Sweet as Cream
Stella must avoid dairy temptation but soon faces delicious enticement when her friends introduce her to the most beautiful person she has ever met… a man made of ice cream. Who knew love could be this sweet?
Animated in Toonboom Harmony & Photoshop
Lined & Colored in Photoshop
Composited in After Effects
Audio in Premiere
Sweet as Cream Trailer

Press Kit
Runtime
03:31 min/sec
Synopsis
Stella must avoid dairy temptation but soon faces delicious enticement when her friends introduce her to the most beautiful person she has ever met… a man made of ice cream. Who knew love could be this sweet?
Production Notes:
Directed and Animated by Mary Budnitz
Barry: Nicolas Escobar
Francine: Tristin Goodenough
Stella: Mary Budnitz
Music by Jack Goodenough
Sound Mix by Mary Budnitz
Artist statement
My work typically involves some sort of humor. I like making myself laugh, but more importantly others laugh, it’s extremely gratifying. Humor can be in characters, like a man made of ice cream with sprinkle chest hair, or situational, both covering my passions of character design and writing. I would like to bring that humor and fun to television and movies, along with creating the content I wish I had growing up. I would have loved to see a fat woman in a show, who is funny but not the butt of the jokes. I wanted to create this film because I wanted to see a fat lady get some wholesome romance without questioning her partner's affection.
When you’re 22 and can’t go out, you begin to fantasize about dates, nights on the town, and the feelings that come with it. The style of the film was heavily influenced by bar hopping, neon, sweets, and city nightlife. The friends played a key role, as it’s not a girls night out without the girls. I was very lucky to have my close friends voice the characters they inspired. It really gave what were supposed to be secondary characters a bigger role with so much personality, which made the process more enjoyable when I was teaching myself how to animate in Photoshop. I had never animated in Photoshop before, but I thought it would be fun to make an immense undertaking even more difficult. It was a learning process but it gave the rich textures and illustrative touch I was looking for.

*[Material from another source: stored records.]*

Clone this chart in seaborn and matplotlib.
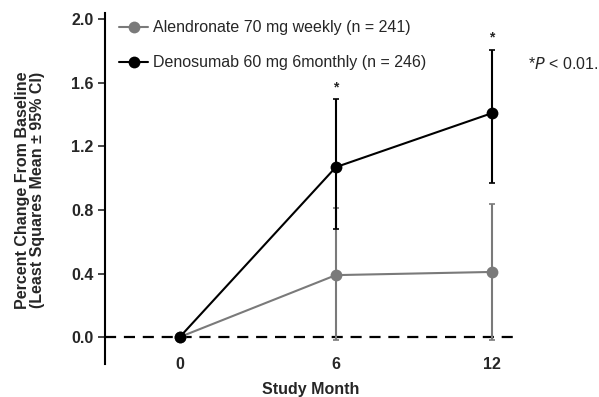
import matplotlib
matplotlib.use("Agg")
import matplotlib.pyplot as plt
import seaborn as sns
import pandas as pd

months = [0, 6, 12]
alendronate_mean = [0.0, 0.39, 0.41]
alendronate_lo = [0.0, -0.02, -0.02]
alendronate_hi = [0.0, 0.81, 0.84]
denosumab_mean = [0.0, 1.07, 1.41]
denosumab_lo = [0.0, 0.68, 0.97]
denosumab_hi = [0.0, 1.50, 1.81]
series_names = ["Alendronate 70 mg weekly (n = 241)",
                "Denosumab 60 mg 6monthly (n = 246)"]
series_colors = ["#7a7a7a", "#000000"]
y_ticks = [0.0, 0.4, 0.8, 1.2, 1.6, 2.0]
x_ticks = [0, 6, 12]
signif_months = [6, 12]

sns.set_style("white")
plt.rcParams["font.family"] = ["Liberation Sans", "DejaVu Sans"]

FS = 11.5

df = pd.DataFrame({
    "month": months * 2,
    "mean": alendronate_mean + denosumab_mean,
    "lo": alendronate_lo + denosumab_lo,
    "hi": alendronate_hi + denosumab_hi,
    "group": [series_names[0]] * 3 + [series_names[1]] * 3,
})

fig = plt.figure(figsize=(5.99, 3.97), dpi=100)
ax = fig.add_axes([0.175, 0.083, 0.688, 0.884])

# zero reference line
ax.axhline(0, color="black", lw=1.6, ls=(0, (5, 3.5)), zorder=1)

palette = dict(zip(series_names, series_colors))
sns.lineplot(data=df, x="month", y="mean", hue="group", palette=palette,
             marker="o", markersize=8.5, markeredgewidth=0, lw=1.5,
             ax=ax, legend=False, zorder=3)

# 95% CI whiskers (skip baseline, which has none)
for name, color in zip(series_names, series_colors):
    sub = df[(df.group == name) & (df.month > 0)]
    ax.errorbar(sub["month"], sub["mean"],
                yerr=[sub["mean"] - sub["lo"], sub["hi"] - sub["mean"]],
                fmt="none", ecolor=color, elinewidth=1.5, capsize=2.5,
                capthick=1.2, zorder=2)

# significance markers
den = df[df.group == series_names[1]].set_index("month")
for m in signif_months:
    ax.text(m, den.loc[m, "hi"] + 0.03, "*", ha="center", va="bottom",
            fontsize=10, fontweight="bold")

ax.set_xlim(-2.88, 12.96)
ax.set_ylim(-0.17, 2.04)
ax.set_yticks(y_ticks)
ax.set_yticklabels([f"{v:.1f}" for v in y_ticks], fontweight="bold", fontsize=FS)
ax.set_xticks(x_ticks)
ax.set_xticklabels([str(v) for v in x_ticks], fontweight="bold", fontsize=FS)
ax.tick_params(axis="y", direction="out", length=5, width=1.2, left=True, pad=3)
ax.tick_params(axis="x", length=0, pad=-5)

for s in ["top", "right", "bottom"]:
    ax.spines[s].set_visible(False)
ax.spines["left"].set_linewidth(1.5)
ax.spines["left"].set_color("black")

ax.set_xlabel("Study Month", fontweight="bold", fontsize=FS, labelpad=7)
ax.set_ylabel("Percent Change From Baseline\n(Least Squares Mean ± 95% CI)",
              fontweight="bold", fontsize=FS, linespacing=1.0)
ax.yaxis.set_label_coords(-0.146, 0.496)

handles = [plt.Line2D([], [], color=c, marker="o", markersize=8.5,
                      markeredgewidth=0, lw=1.5) for c in series_colors]
ax.legend(handles, series_names, loc="upper left", bbox_to_anchor=(0.0, 1.02),
          frameon=False, fontsize=FS, handlelength=1.8, handletextpad=0.3,
          labelspacing=1.25)

fig.text(0.881, 0.84, r"*$\it{P}$ < 0.01.", fontsize=FS, va="center")

fig.savefig("out.png", dpi=100)
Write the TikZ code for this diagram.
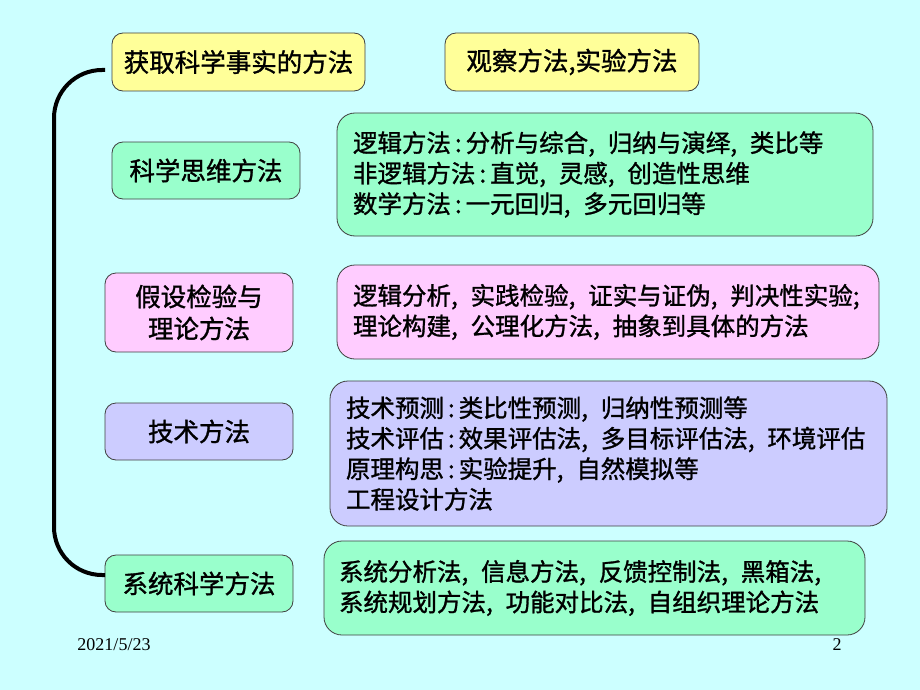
\documentclass[tikz,border=0pt]{standalone}
\usepackage{fontspec}
\setmainfont{Liberation Serif}
\newfontfamily\cjk[FakeBold=1.2]{Noto Sans CJK SC}
\definecolor{bgc}{HTML}{CCFFFF}
\definecolor{yel}{HTML}{FFFF99}
\definecolor{grn}{HTML}{99FFCC}
\definecolor{pnk}{HTML}{FFCCFF}
\definecolor{prp}{HTML}{CCCCFF}
\newcommand\cl{\makebox[0.6em]{:}}
\newcommand\cm{\makebox[0.8em][l]{,}}
\begin{document}
\begin{tikzpicture}[x=1pt,y=-1pt,
  box/.style={draw=black!75, line width=0.8pt, rounded corners=11pt, inner sep=0pt,
    align=center, font=\cjk\fontsize{25.5}{32}\selectfont},
  big/.style={draw=black!75, line width=0.8pt, rounded corners=18pt, inner xsep=16pt,
    inner ysep=0pt, align=left, font=\cjk\fontsize{24.5}{30.5}\selectfont},
  bracket/.style={line width=4pt, rounded corners=48pt},
  foot/.style={font=\fontsize{18}{20}\selectfont, inner sep=0pt}]
\fill[bgc] (0,0) rectangle (920,690);
\useasboundingbox (0,0) rectangle (920,690);

% left column
\node[box, fill=yel, minimum width=253pt, minimum height=58pt] (fact) at (238.5,62) {获取科学事实的方法};
\node[box, fill=yel, minimum width=254pt, minimum height=58pt] (obs) at (572,62) {观察方法,实验方法};
\node[box, fill=grn, minimum width=188pt, minimum height=57pt] (think) at (206,170.5) {科学思维方法};
\node[box, fill=pnk, minimum width=188pt, minimum height=79pt] (hyp) at (199,312.5) {假设检验与\\理论方法};
\node[box, fill=prp, minimum width=188pt, minimum height=57pt] (tech) at (199,431.5) {技术方法};
\node[box, fill=grn, minimum width=188pt, minimum height=57pt] (sys) at (199,583.5) {系统科学方法};

% right column
\node[big, fill=grn, text width=504pt, minimum height=123pt] (thinkR) at (605,174.5)
  {逻辑方法\cl 分析与综合\cm 归纳与演绎\cm 类比等\\
   非逻辑方法\cl 直觉\cm 灵感\cm 创造性思维\\
   数学方法\cl 一元回归\cm 多元回归等};
\node[big, fill=pnk, text width=510pt, minimum height=94pt] (hypR) at (608,312)
  {逻辑分析\cm 实践检验\cm 证实与证伪\cm 判决性实验;\\
   理论构建\cm 公理化方法\cm 抽象到具体的方法};
\node[big, fill=prp, text width=525pt, minimum height=145pt] (techR) at (608.5,453.5)
  {技术预测\cl 类比性预测\cm 归纳性预测等\\
   技术评估\cl 效果评估法\cm 多目标评估法\cm 环境评估\\
   原理构思\cl 实验提升\cm 自然模拟等\\
   工程设计方法};
\node[big, fill=grn, text width=511pt, minimum height=94pt, inner xsep=15pt] (sysR) at (594.5,588)
  {系统分析法\cm 信息方法\cm 反馈控制法\cm 黑箱法\cm\\
   系统规划方法\cm 功能对比法\cm 自组织理论方法};

% bracket
\coordinate (btop) at (105,70);
\coordinate (bcorner) at (54,575);
\coordinate (bbot) at (105,575);
\draw[bracket] (btop) -| (bcorner) -- (bbot);

% footer
\node[foot] (date) at (114,645) {2021/5/23};
\node[foot] (page) at (837,645) {2};
\end{tikzpicture}
\end{document}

Although dairy is the tantalizing forbidden fruit of this film, it is a sweeter spin on the underlying personal experience of dating as a fat woman. I can say that being Irish and having late onset lactose intolerance is really a rough time. My inability to have dairy began when I was around 17, and inevitably got worse so I actually have to listen to it or face the consequences. During this time, I was also internalizing a fear motivated self-deprivation impulse aka I will stop any and all romantic feelings to avoid heartbreak or humiliation due to fatphobia. Later down the road, I found myself shunning the idea of dating, even though I’m a hopeless romantic, it was two powerful emotions fighting. “I like you even though you’re fat” “Whatever, you’re fat anyway” “You’re not fat, you’re beautiful”, are said everyday! Being fat felt like a dirty secret and that I had to make up for it in some way. Eventually I found myself going down the road of romance, and it was so difficult to do anything but freeze, trying to fight this self-preservation impulse. With the help of many supportive friends, I realized I was stopping myself. If this person likes me, they probably have already figured out that I’m fat, and it’s just as much a part of me as being tall, or having curly hair. The goal of this film was to have a beautiful, sexy, AND fat woman overcome a self-inflicted boundary, realizing if she had only asked, she could have been with this creamy hunk from the get go. It was important to me to have a fat woman receive unconditional love, no catch, because that would have shaped my world growing up.